Leveraging Simulation-Based Model Preconditions for Fast Action Parameter Optimization with Multiple Models

TL;DR

The paper tackles fast and accurate robotic action-parameter optimization for manipulation tasks that involve varying object geometries and materials. It proposes a multi-model framework that selects among analytical, learned, and simulation predictors using Model Deviation Estimators (MDEs) to identify model preconditions and to pick the fastest reliable model during each optimization step, formalized within a one-step GOAL-based reinforcement learning setting. A key contribution is the introduction of sim-to-sim (S2S) MDEs, along with vision-based inputs using heightmaps and material-property masks to enable data-efficient sim-to-real (S2R) transfer via fine-tuning; S2S MDEs are trained on simulation data and can be quickly adapted to real-world data. Experimental results on a plating/food-arrangement task show that S2S MDEs can accelerate parameter optimization (roughly 15 seconds versus over 240 seconds for purely high-fidelity simulation) while maintaining high predictive accuracy, and that fine-tuning S2S MDEs to S2R MDEs enables effective real-world deployment with limited data.

Abstract

Optimizing robotic action parameters is a significant challenge for manipulation tasks that demand high levels of precision and generalization. Using a model-based approach, the robot must quickly reason about the outcomes of different actions using a predictive model to find a set of parameters that will have the desired effect. The model may need to capture the behaviors of rigid and deformable objects, as well as objects of various shapes and sizes.

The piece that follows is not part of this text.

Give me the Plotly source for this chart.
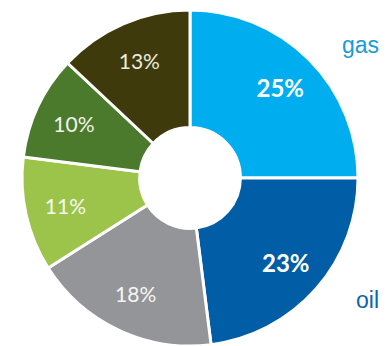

Predictive models often need to trade-off speed for prediction accuracy and generalization. This paper proposes a framework that leverages the strengths of multiple predictive models, including analytical, learned, and simulation-based models, to enhance the efficiency and accuracy of action parameter optimization. Our approach uses Model Deviation Estimators (MDEs) to determine the most suitable predictive model for any given state-action parameters, allowing the robot to select models to make fast and precise predictions. We extend the MDE framework by not only learning sim-to-real MDEs, but also sim-to-sim MDEs. Our experiments show that these sim-to-sim MDEs provide significantly faster parameter optimization as well as a basis for efficiently learning sim-to-real MDEs through finetuning. The ease of collecting sim-to-sim training data also allows the robot to learn MDEs based directly on visual inputs and local material properties.

Figures (12)

• Figure 1: (Top) Illustration of the plating action. The robot is equipped with a wrist camera and a vacuum gripper. (Bottom) The robot is given initial and target scenes; the task is to find the best action to reach the target scene.
• Figure 2: Overview of our framework. Given an initial state, the robot employs an optimizer guided by a reward function to predict the optimal action to achieve a target state. Throughout this optimization process, the robot leverages MDEs to dynamically select the most appropriate model from a family of predictive models.
• Figure 3: (Left) Neural network architecture of the learned model. (Right) Neural network architecture of the MDE models.
• Figure 4: Isaac Gym Simulation model. The plate and fries are initialized at the start of the simulation. The steak is placed at the target location, marked by the red X, using a tray that only contacts the steak.
• Figure 5: (Left) Four steaks are cooked rare to allow deformable behavior. Two T-bone steaks are cooked well-done to form rigid behavior. (Middle) Deformable and rigid steak comparison on the plate and on the robot vacuum gripper. (Right) Example real-world initial and target scenes.